Natürlich schwingt bei Pérez auch die Hoffnung mit, dass der Mann aus Rosario einen ähnlichen Weg wie Zidane einschlägt. Nachdem das „Experiment“ mit „Fußballprofessor“ Lopetegui scheiterte, will man es nun wieder mit einem Trainer versuchen, der über ähnliche Qualitäten wie „Zizou“ verfügt. Solari ist ein „Hombre de la Casa“, ein Mann des Hauses, und weiß aufgrund seiner Vergangenheit, wie die Uhren an der Concha Espina ticken. Er spricht die Sprache der Spieler, scheint das Team zu erreichen.
Meist 4-3-3, Lieblingspositionen für Bale und Kroos
Bislang verzichtet der Argentinier, der in der Castilla vorrangig auf ein 4-2-3-1 zurückgriff, auf großartige taktische Experimente und setzt seine Akteure sehr positionsgetreu (Gareth Bale beispielsweise als Linksaußen, Toni Kroos etwas offensiver) ein. Primär bleibt es beim gewohnten 4-3-3, und während man das Pokalspiel gegen Drittligist Melilla (4:0) kaum bewerten kann, sah es einzig gegen Pilsen (5:0) phasenweise nach dem Castilla-System aus mit Dani Ceballos auf der Spielmacher-Position.
Solaris Plan zielt augenscheinlich darauf ab, um die Einzelqualitäten der Spieler herum, ein funktionierendes Gefüge zu entwerfen und nur situativ einzugreifen. Solari gilt zwar als Anhänger eines gepflegten, klar strukturierten Fußballs und doch eher dem Ballbesitzspiel zugeneigt, doch versteift er sich auf kein Dogma. Eine Linie, mit der bereits Zidane sehr gut gefahren ist – und in Anbetracht der aktuellen Kaderstruktur wohl am besten funktioniert. Auch der Einsatz im Training scheint mehr zu zählen, als noch unter Lopetegui.
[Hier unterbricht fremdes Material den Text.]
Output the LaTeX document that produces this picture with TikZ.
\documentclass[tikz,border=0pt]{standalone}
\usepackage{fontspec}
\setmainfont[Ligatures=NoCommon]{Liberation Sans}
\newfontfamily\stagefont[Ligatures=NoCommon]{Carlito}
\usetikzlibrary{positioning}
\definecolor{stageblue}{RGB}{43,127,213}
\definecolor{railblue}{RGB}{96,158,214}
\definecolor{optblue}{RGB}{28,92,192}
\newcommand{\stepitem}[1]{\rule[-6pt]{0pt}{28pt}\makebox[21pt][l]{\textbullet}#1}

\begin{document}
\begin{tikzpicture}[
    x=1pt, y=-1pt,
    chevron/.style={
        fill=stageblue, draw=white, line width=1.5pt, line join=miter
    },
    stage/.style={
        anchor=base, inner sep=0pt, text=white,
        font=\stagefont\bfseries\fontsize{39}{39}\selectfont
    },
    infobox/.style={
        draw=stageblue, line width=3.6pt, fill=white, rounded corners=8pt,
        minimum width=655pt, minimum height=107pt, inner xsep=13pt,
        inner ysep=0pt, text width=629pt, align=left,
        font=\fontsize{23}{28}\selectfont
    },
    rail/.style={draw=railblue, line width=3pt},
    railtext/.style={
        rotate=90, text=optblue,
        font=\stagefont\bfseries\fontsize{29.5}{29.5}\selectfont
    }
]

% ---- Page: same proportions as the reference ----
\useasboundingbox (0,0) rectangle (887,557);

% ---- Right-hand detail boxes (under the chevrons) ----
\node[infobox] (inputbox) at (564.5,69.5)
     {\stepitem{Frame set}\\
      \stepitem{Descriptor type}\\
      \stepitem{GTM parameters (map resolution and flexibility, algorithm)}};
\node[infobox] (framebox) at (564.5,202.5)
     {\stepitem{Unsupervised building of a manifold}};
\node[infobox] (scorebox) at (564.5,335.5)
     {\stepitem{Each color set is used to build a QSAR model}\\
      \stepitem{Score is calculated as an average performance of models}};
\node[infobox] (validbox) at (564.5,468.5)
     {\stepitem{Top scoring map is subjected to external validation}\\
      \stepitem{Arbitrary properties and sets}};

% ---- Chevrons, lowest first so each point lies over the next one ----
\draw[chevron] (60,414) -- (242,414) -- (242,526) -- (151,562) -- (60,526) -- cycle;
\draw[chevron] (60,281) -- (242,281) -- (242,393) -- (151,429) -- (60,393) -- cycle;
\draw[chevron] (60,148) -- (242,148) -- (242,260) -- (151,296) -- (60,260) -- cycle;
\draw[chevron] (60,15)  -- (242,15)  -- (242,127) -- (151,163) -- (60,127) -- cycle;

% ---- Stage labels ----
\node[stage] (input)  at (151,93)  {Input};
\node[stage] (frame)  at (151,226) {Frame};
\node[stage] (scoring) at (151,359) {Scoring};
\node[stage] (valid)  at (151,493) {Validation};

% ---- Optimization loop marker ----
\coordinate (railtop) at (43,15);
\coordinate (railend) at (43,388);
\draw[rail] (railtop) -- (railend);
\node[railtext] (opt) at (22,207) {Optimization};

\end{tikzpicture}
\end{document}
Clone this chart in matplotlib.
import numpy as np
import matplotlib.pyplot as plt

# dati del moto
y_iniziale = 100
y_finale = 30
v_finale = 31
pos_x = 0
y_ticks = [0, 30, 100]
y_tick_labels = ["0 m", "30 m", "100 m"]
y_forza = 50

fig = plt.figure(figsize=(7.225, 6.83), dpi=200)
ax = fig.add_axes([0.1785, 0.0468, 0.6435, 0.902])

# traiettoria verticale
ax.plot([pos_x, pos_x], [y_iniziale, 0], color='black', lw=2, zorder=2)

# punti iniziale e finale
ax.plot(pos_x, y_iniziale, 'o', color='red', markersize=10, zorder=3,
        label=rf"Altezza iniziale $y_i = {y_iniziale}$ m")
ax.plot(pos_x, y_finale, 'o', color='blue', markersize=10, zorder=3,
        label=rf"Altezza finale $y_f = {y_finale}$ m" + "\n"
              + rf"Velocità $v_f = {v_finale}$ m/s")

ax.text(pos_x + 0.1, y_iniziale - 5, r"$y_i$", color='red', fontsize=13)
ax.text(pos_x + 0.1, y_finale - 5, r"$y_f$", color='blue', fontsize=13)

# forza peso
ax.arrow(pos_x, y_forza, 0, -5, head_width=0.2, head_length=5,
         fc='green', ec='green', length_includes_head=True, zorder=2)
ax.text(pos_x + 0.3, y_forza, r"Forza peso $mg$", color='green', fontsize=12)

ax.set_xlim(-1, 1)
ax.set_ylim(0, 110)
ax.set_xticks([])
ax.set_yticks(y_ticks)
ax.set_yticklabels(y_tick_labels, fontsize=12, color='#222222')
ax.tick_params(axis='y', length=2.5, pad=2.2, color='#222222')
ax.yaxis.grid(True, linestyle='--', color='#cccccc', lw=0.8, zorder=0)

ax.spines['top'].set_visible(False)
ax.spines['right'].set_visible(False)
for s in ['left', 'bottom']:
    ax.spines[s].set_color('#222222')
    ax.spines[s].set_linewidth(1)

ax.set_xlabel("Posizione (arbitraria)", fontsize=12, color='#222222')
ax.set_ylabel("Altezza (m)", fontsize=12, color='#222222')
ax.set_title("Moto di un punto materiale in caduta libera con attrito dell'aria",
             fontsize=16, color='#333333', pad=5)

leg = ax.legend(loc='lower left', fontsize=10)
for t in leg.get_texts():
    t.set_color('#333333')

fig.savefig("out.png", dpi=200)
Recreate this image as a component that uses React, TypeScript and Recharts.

Fazit: Abwarten! Feuer entfacht, aber auch erhaltbar?
Wohin dieser Weg führt, ist zum jetzigen Zeitpunkt kaum abzusehen. Solari hat das Team aus einer schwierigen Phase herausgeführt und stabilisiert, dennoch bestehen insbesondere in taktischer Hinsicht noch viele Baustellen, und wann manche Akteure (Luka Modrić, Raphaël Varane) aus ihrem Tief heraus kommen? Dass der 42-jährige “Gaucho” innerhalb von zwei Wochen allerdings keine Wunderdinge vollbringen kann, steht ebenfalls außer Frage. Sicherlich wäre es auch etwas realitätsfern, von Solari ähnliche Erfolge wie unter Zidane zu erwarten. An dieser Erwartungshaltung scheiterte bereits Lopetegui. Doch sind die Voraussetzungen bei „Indiecito“ ein wenig anders: Solari hat das Team mit seinem Charisma und seiner emotionalen wie spieltaktischen Intelligenz hinter sich gebracht. Darauf gilt es in den nächsten Wochen aufzubauen. Und wer weiß, vielleicht hat Solari am Ende der Spielzeit ja ein weiteres Mal Geschichte geschrieben – wünschenswerterweise auf ähnliche Art wie ein gewisser Herr Zidane.